Lacey agrees. "I did jump on Pinterest for a little while just to find new things, but oh my gosh, it was almost harder being on there. I didn't want to double up or re-create something somebody else already had done. We wanted to create something all our own. So, we ditched Pinterest and went to creativity itself."

Jason gives her a light elbow and laughs. Personally, he says, he's never looked at Pinterest and he wants to set the record straight on that.

The family way

Jason says he has had a love for building things all his life. When he was just 14, he and his dad built a small cabin in the woods out of 1-by-8 red posts that had a former life as a University of Minnesota horse fence.

The cabin wasn't very big or very special, he said, but it had a vaulted ceiling and they built it using whatever salvaged wood and tin materials they could find.

"That's just what we do," he said. "Grandpa started it. He lived through the Depression, so he saved everything that was ever usable. My dad does it. All my uncles do. Using reclaimed wood is just what we've always done. It wasn't really a trend or anything. In our family, you just reuse stuff. You do what you can. Save money if you can."

And if that's lesson No. 1, the second rule is "you don't do a sloppy job."

"You do it right. You do it the best and the strongest and the right way. Every time. There's no excuse for anything less."

Jason certainly stuck to that plan when he built a full-sized bar inside his friends' large trucking shop in rural Crookston. The Jake Break Bar at Reit Rock Trucking and Reit Rock Paving is decked out and full of detailed, personal touches. Caged barn lights hang under a tin awning and shine onto the company's carved logo on the countertop below.

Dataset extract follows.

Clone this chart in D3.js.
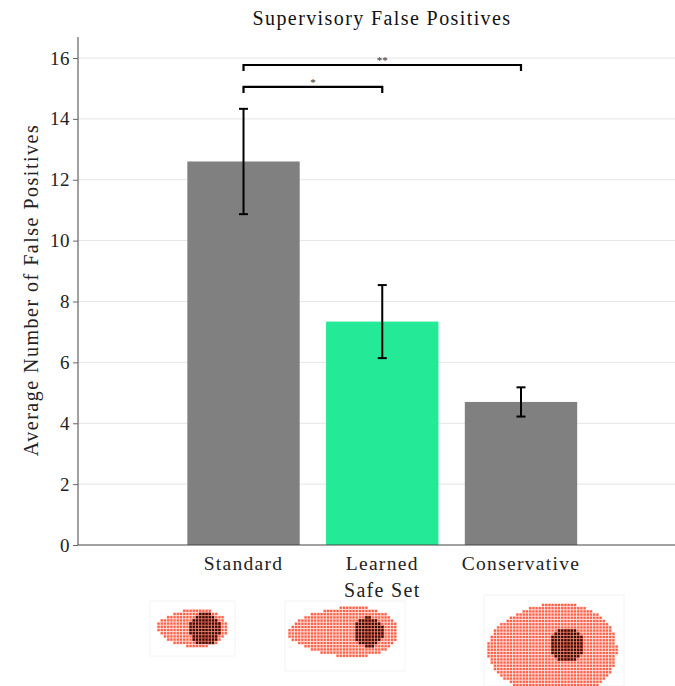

Door fronts feature the names of company trucks, and the barn-wood back wall is decorated bar-style with a hodgepodge of skis recovered from a linemen's vehicle, rusted license plates and a "surprise" Grain Belt board.

The break area, which seats as many as 20 people, is perfect for hosting safety meetings and also doubles for office space during the day and happy hour after work.

Needle in haystack?

With so many ambitious projects, a guest wonders if the Benoits ever worry about running out of old barn wood.

"Not in my lifetime," Jason says. "Sure, on the main traveled roads around here, you don't see them anymore. But all you do is get off the asphalt and they're everywhere."

The Benoits now work with 30 properties within a 100-mile radius to handpick their raw materials. And every time they enter a new barn or building, it's a new adventure. The structures are filled to the rafters with their own stories and secrets.

"It's really crazy some of the history you find in the old stuff. I'm really into that," Jason says. Along with a lot of hearts and initials, they say they find a lot of "incriminating cigarette packs" and antique liquor bottles. One barn had a cork-style whiskey bottle stuffed behind the walls every 30 feet.

Lacey once found a glass medicine bottle labeled "Kickapoo Indian Cough Cure" with its "gnarly dark syrup" still intact. "I tell you, a whiff of that and it would have cured me," she said. "It smelled like pure alcohol. I don't know what they put in it, but I bet it worked."

The Benoits say that whenever they find a piece of nostalgia such as scratched-out initials they will cut that piece out and make something special for the landowners. The keepsakes have been known to bring back long-forgotten memories and tears.

After seeing dozens of barns and historical treasures, the Benoits say they have yet to find two: a coffee can full of money or their perfect slant-roof barn.

If they ever find it, Jason says, they will pour a foundation and rebuild it board by board on their own farm. It will be their new home.

"That's our dream of dreams," Lacey says.

If you go

• What: Benoit's Barnwood office and showroom.

• Where: 103 S. Broadway, Crookston.